We’re giving you consistency.
And because we own the entire experience, from the app to the Origin to customer service, our customers will get the same consistent experience, every time. That’s really important.
Think about what happens today when you open up a traditional rideshare app, it’s like rolling the dice.
You might get a spacious, luxurious, clean ride, with a good driver. Or you might get a compact car that smells like Mountain Dew and Pine-Sol, driven by someone who’s been up since 4 a.m.
Or, it’s 4 a.m. right now, and you might get nothing. You’re just out of luck.
That’s a stressful way to get around. And in our view, you shouldn’t have to get lucky to feel comfortable — or safe.
Cruise riders will know what to expect every single time they open our app.
We’re giving you a ride that is super-safe.
When human beings drive, we rely on our eyes and ears. But even in simple suburban environments, with 20/20 vision and perfect hearing, we can only look in one direction, and we can only see and hear so much.
The Cruise Origin is powered by a brand-new, all-electric platform built by General Motors. It’s got what’s called redundancy, meaning there are no single points of failure across sensing, compute, networking, or power — because there’s no backup human driver.
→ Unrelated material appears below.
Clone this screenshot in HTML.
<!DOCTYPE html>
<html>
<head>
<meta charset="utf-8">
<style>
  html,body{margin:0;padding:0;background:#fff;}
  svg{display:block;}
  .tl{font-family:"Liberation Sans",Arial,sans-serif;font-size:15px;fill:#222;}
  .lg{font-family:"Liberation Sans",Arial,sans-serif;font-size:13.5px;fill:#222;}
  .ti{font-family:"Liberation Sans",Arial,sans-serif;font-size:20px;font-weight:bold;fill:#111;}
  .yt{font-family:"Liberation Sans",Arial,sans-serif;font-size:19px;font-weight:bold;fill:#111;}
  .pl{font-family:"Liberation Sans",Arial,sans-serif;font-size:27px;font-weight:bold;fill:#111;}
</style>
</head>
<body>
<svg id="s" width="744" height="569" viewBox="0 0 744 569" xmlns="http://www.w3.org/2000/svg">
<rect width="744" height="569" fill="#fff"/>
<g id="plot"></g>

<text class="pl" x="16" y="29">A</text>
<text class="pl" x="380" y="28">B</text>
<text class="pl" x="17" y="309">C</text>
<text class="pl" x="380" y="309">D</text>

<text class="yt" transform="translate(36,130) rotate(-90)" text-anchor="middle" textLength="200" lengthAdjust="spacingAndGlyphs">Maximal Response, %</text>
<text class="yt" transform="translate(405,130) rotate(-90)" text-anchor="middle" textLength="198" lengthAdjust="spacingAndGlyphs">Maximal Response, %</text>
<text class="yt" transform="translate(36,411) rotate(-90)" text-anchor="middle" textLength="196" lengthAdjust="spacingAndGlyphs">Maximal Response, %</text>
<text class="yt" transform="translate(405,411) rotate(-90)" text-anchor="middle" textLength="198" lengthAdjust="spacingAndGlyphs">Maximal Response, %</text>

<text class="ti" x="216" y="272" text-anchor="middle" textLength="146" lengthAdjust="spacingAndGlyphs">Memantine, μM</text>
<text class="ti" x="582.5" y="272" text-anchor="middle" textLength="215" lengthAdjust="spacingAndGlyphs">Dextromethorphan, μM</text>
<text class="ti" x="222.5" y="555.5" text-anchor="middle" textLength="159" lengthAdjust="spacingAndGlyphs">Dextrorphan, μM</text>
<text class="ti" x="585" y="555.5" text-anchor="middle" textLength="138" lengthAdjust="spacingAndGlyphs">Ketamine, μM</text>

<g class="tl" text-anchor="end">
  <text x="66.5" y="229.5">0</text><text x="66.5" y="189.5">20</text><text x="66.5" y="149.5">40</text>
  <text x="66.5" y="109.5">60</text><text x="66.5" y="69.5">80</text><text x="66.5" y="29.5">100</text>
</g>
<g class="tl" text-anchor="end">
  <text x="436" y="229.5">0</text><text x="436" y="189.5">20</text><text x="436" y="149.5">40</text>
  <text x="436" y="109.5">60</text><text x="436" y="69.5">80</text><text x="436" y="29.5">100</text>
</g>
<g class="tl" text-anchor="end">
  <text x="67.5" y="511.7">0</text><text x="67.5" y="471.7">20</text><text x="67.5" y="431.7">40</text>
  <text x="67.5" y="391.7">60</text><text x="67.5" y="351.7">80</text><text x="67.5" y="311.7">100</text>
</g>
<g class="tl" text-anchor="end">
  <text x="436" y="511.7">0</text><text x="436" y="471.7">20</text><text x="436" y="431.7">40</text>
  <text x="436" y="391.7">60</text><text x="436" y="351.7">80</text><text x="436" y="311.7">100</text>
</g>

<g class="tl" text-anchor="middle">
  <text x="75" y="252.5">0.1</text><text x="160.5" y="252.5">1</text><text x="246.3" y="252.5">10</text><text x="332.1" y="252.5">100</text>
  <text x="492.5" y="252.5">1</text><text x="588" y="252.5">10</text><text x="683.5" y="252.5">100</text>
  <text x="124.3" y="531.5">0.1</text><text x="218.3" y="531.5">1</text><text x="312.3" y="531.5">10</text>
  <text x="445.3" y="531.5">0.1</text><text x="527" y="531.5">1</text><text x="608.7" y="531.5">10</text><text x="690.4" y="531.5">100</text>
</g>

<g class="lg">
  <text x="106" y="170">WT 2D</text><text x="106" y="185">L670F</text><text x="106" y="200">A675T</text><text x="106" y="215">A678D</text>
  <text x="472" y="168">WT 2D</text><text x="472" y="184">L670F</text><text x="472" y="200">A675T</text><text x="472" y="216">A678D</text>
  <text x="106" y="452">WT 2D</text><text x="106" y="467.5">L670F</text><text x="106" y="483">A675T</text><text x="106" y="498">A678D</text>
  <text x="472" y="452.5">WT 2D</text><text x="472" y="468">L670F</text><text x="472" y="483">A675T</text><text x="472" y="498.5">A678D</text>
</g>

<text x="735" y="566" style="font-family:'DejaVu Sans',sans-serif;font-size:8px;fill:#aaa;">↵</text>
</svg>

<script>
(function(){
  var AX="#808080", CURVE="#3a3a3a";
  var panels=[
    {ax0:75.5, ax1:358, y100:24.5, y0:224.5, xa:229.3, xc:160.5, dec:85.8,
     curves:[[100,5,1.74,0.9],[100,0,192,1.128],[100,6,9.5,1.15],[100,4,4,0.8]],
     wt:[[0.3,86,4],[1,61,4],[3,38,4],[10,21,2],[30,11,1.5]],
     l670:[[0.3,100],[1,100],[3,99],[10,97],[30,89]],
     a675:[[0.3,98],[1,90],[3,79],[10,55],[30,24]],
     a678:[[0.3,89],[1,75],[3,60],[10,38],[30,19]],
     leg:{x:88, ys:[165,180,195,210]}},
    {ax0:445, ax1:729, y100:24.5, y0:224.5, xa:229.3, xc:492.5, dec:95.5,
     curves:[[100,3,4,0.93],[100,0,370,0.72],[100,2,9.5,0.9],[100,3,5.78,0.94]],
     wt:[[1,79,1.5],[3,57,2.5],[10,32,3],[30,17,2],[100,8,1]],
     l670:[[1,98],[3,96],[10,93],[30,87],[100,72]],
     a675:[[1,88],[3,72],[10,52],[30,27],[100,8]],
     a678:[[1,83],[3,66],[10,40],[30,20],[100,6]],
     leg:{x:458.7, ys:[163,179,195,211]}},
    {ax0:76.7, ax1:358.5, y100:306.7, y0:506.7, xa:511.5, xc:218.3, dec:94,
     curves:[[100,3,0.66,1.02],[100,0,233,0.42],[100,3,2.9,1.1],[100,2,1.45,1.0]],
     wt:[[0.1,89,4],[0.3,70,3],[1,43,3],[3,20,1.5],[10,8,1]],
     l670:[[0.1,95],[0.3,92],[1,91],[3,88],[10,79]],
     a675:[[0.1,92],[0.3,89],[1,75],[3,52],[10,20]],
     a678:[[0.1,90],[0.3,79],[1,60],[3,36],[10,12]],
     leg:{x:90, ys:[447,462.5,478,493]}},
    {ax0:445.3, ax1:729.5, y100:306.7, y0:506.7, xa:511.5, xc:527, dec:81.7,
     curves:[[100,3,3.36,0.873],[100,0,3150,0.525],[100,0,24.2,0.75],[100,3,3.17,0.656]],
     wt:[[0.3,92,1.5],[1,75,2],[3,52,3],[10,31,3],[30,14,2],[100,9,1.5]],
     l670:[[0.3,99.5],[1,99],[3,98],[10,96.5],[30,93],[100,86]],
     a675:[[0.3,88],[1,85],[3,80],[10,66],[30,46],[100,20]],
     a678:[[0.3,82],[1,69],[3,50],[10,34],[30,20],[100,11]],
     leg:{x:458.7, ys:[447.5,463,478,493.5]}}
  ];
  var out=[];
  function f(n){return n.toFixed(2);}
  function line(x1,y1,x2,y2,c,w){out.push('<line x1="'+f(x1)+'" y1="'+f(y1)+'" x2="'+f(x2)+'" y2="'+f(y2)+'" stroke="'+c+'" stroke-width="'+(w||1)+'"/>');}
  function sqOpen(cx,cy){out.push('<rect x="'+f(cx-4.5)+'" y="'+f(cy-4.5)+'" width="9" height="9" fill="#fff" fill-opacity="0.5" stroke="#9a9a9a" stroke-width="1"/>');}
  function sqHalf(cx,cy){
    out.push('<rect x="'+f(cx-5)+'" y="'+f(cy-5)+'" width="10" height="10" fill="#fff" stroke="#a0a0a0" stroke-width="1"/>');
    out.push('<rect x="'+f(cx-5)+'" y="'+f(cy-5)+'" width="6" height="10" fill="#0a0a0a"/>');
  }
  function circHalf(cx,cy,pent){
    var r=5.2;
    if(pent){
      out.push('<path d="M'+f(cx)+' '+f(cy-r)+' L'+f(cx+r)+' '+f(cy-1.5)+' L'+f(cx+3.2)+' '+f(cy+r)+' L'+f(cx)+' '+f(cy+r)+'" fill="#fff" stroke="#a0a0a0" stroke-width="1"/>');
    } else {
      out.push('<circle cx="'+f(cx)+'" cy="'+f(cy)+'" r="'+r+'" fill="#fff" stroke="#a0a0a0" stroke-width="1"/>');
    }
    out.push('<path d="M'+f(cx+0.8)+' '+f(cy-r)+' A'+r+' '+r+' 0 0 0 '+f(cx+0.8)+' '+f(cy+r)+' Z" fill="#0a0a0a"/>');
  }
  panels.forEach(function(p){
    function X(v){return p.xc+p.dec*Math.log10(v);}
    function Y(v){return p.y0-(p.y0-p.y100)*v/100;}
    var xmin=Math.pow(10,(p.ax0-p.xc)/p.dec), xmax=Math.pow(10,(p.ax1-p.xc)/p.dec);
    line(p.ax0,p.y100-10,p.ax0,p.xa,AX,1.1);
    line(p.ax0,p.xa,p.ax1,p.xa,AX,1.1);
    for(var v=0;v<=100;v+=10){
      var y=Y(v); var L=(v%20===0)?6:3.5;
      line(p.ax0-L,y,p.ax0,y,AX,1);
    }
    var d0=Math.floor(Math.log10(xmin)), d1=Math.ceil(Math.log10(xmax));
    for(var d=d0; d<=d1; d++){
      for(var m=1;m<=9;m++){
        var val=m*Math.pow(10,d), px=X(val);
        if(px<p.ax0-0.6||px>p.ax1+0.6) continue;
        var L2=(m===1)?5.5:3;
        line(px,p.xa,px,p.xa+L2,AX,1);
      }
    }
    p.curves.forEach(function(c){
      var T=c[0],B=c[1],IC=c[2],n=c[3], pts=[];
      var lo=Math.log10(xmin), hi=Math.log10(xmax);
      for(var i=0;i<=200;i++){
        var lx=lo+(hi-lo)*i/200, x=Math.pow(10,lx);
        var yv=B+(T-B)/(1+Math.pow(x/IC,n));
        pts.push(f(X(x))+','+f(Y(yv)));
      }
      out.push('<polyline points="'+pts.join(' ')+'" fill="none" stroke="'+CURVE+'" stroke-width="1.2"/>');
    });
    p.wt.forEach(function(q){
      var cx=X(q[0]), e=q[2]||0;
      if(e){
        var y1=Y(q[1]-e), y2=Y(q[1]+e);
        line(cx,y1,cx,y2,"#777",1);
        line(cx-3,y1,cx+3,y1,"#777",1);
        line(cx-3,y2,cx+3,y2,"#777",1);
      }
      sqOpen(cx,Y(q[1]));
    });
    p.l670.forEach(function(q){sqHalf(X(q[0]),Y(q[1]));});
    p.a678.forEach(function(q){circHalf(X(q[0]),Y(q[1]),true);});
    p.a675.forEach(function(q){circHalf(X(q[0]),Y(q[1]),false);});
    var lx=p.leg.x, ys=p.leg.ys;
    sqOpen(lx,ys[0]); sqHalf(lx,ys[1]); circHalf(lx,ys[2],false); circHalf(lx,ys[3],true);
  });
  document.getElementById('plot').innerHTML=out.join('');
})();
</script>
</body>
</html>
Its multi-layered sensor suite is designed to keep track of multiple people and objects — even if they’re far away, in pitch-black, or hidden by rain or fog.
We’re getting safer every mile we drive.
Much like today’s cars when they leave the factory, other than tweaking the edges a little bit, we humans are generally stuck with our original hardware and software.
The Origin, on the other hand, is modular — which means it’s upgradeable and we won’t have to roll out a new fleet each time we build a better sensor or computer.
That means we can save money and pass these savings on to our customers, while reducing waste. Good for you, good for the world.
At this very moment, we’re running fleets of our third-generation vehicles on the roads of San Francisco, operating a rideshare service that any Cruise employee can use, 24/7. Last year alone, we accumulated nearly a million miles as we autonomously drove nearly every road in San Francisco.
That’s a lot of mileage, but what’s really important is the data contained within those miles.
Every mile in San Francisco is packed full of rich information. Which means the Origin is learning about how people drive, how to maneuver in unusual circumstances, and how to react to situations that seem impossible to predict. We’re preparing it to anticipate things that shouldn’t happen, but do.
We seek out as much entropy and chaos as we can find, and our human supervisors provide feedback on how the vehicle is driving. We even create 3D simulations of great teaching material, so that we can make every software release better than the last — creating smarter, smoother, safer rides.
Already, our self-driving cars handle urban driving — which is notoriously chaotic and unpredictable — exceptionally well. So well, in fact, that they would be able to drive across the entire country without incident, even if the country’s highways were the toughest San Francisco streets.
We’re on track to crack the superhuman threshold in urban environments, and expect to be well past that threshold by the time the Cruise Origin enters production. We’re looking at safer roads on day one.
Which brings us back to those choices: Should you choose convenience or climate? Time or money? Speed or safety?
Our vision is: you shouldn’t have to choose.
We’re clear-eyed about what this means. We know that the only way we can create a radically different transportation system, and improve life in our cities, is if we can scale. And we know that this won’t happen unless we deliver on a very simple proposition: a better experience at a lower price than what you pay to get around today.
So, we’ve done some math.
Today’s cars sit parked 95 percent of the time, racking up expensive parking fees while depreciating in value. They need a driver. They break down relatively easily. And if they make it 150,000 miles, well, lucky you.
The Cruise Origin, on the other hand, will spend most of its life in motion, working 10 times harder than your average car, day in and day out. It’s engineered to include everything you need and nothing you don’t. It doesn’t require a driver, of course. Because it’s modular, it will have a lifespan of over 1 million miles — six times more than the average car. And since GM has committed to producing millions of electric vehicles, we’ll build it for roughly half the cost of what a conventional electric SUV costs today.
All told, the average San Franciscan household driving themselves or using ridesharing, will, on average, see up to $5,000 back in their pocket every year.
At the same time, we’ll have fewer cars clogging our roads, fewer cars piled up in our parking lots, and fewer cars going to the scrap heap.
Origin means beginning. Or in this case, a new beginning for transportation — one with no more tradeoffs.
What’s good for you is good for the world.